We expect young activists to be idealistic. We do not expect them to embrace violent vigilantism.

The Danger of Politicizing Violence

The romanticization of Mangione represents a broader sickness in our political culture: the belief that violence is acceptable if committed in service of the “right” political narrative. Today, sectors of the left have convinced themselves that hatred toward disfavored industries—healthcare, energy, law enforcement—justifies or at least explains acts of extremism. Tomorrow, the target could be any individual whose job, status, or perceived privilege makes them a politically useful villain.

And once violence is normalized as a tool of justice, the center cannot hold.

It is crucial to remember the basic facts of this case as prosecutors present them: Mangione, age 27, allegedly shot Thompson from behind outside a Manhattan hotel, then ran. Officers arrested him five days later. Now his lawyers are attempting to suppress evidence gathered between arrest and extradition, including the suspected murder weapon, his journals, and statements given before he was Mirandized. State-level terrorism charges have been dropped, but he still faces second-degree murder, multiple weapons charges, possession of a forged ID, and federal charges that could bring the death penalty.

This is real criminal accountability—not a culture-war skirmish, not a meme, not a TikTok cause.

A Moment for Moral Clarity

This story demands something simple and increasingly rare: moral clarity.

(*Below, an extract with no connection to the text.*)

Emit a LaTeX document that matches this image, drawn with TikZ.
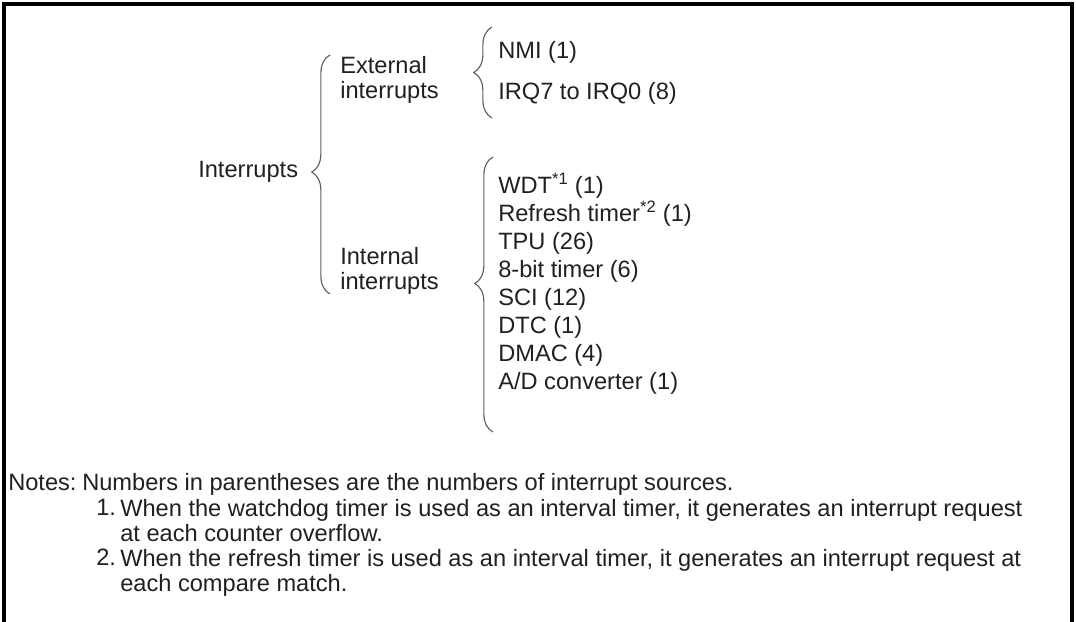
\documentclass[tikz,border=0pt]{standalone}
\usepackage{fontspec}
\setmainfont{Liberation Sans}
\usepackage{xcolor}
\usetikzlibrary{positioning,decorations.pathreplacing}
\definecolor{InkDark}{RGB}{35,31,32}
\definecolor{BraceGray}{RGB}{95,95,95}

\begin{document}
\begin{tikzpicture}[
  x=0.025cm, y=-0.025cm,
  txt/.style={inner sep=0pt, anchor=west, align=left, text=InkDark, font=\fontsize{16.8}{17.6}\selectfont},
  listtxt/.style={txt, font=\fontsize{16.8}{19.9}\selectfont},
  curly/.style={draw=BraceGray, line width=0.8pt, decorate, decoration={brace, amplitude=13pt, aspect=#1}},
  frame/.style={draw=black, line width=2.2pt}
]
  \useasboundingbox (0,0) rectangle (1076,622);

  % Frame (open at the bottom)
  \draw[frame] (4,622) -- (4,4) -- (1072,4) -- (1072,622);

  % Nodes
  \node[txt] (irq) at (198,172) {Interrupts};
  \node[txt] (ext) at (340,80) {External\\interrupts};
  \node[txt] (int) at (340,271) {Internal\\interrupts};
  \node[txt] (nmi) at (498,52) {NMI (1)};
  \node[txt] (irqn) at (498,93) {IRQ7 to IRQ0 (8)};
  \node[listtxt] (srcs) at (498,284) {WDT\textsuperscript{*1} (1)\\
    Refresh timer\textsuperscript{*2} (1)\\
    TPU (26)\\
    8-bit timer (6)\\
    SCI (12)\\
    DTC (1)\\
    DMAC (4)\\
    A/D converter (1)};

  % Brace ends
  \coordinate (bigTop) at (330,55);
  \coordinate (bigBot) at (330,294);
  \coordinate (extTop) at (492,27);
  \coordinate (extBot) at (492,118);
  \coordinate (intTop) at (493,157);
  \coordinate (intBot) at (493,432);

  % Braces
  \draw[curly=0.51] (bigBot) -- (bigTop);
  \draw[curly=0.5] (extBot) -- (extTop);
  \draw[curly=0.54] (intBot) -- (intTop);

  % Notes
  \node[txt, anchor=base west] (nt) at (8,490) {Notes:};
  \node[txt, anchor=base west] (nt0) at (82,490) {Numbers in parentheses are the numbers of interrupt sources.};
  \node[txt, anchor=north west] (nt1) at (120,499) {When the watchdog timer is used as an interval timer, it generates an interrupt request\\at each counter overflow.};
  \node[txt, anchor=north west] (n1) at (96,499) {1.};
  \node[txt, anchor=north west] (nt2) at (120,549) {When the refresh timer is used as an interval timer, it generates an interrupt request at\\each compare match.};
  \node[txt, anchor=north west] (n2) at (96,549) {2.};
\end{tikzpicture}
\end{document}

It does not matter what you think of the insurance industry. It does not matter which political party you prefer. It does not matter what trendy social-media narratives are circulating this week.

What matters is this:

A man was murdered. His children lost a father. His wife lost a partner. His community lost a neighbor. And the suspect—whose guilt will be established at trial—is being treated like a celebrity by people who should know better.

A civilized society does not glorify alleged killers. A morally grounded citizenry does not excuse political violence. And a responsible media does not create sympathetic fanfare around someone accused of executing another human being.

Whether Mangione is convicted or acquitted will be for the courts to decide. But the cultural reaction around him is already a verdict on something else: our nation’s profound struggle to distinguish between genuine injustice and weaponized grievance.

It is long past time to reclaim that distinction.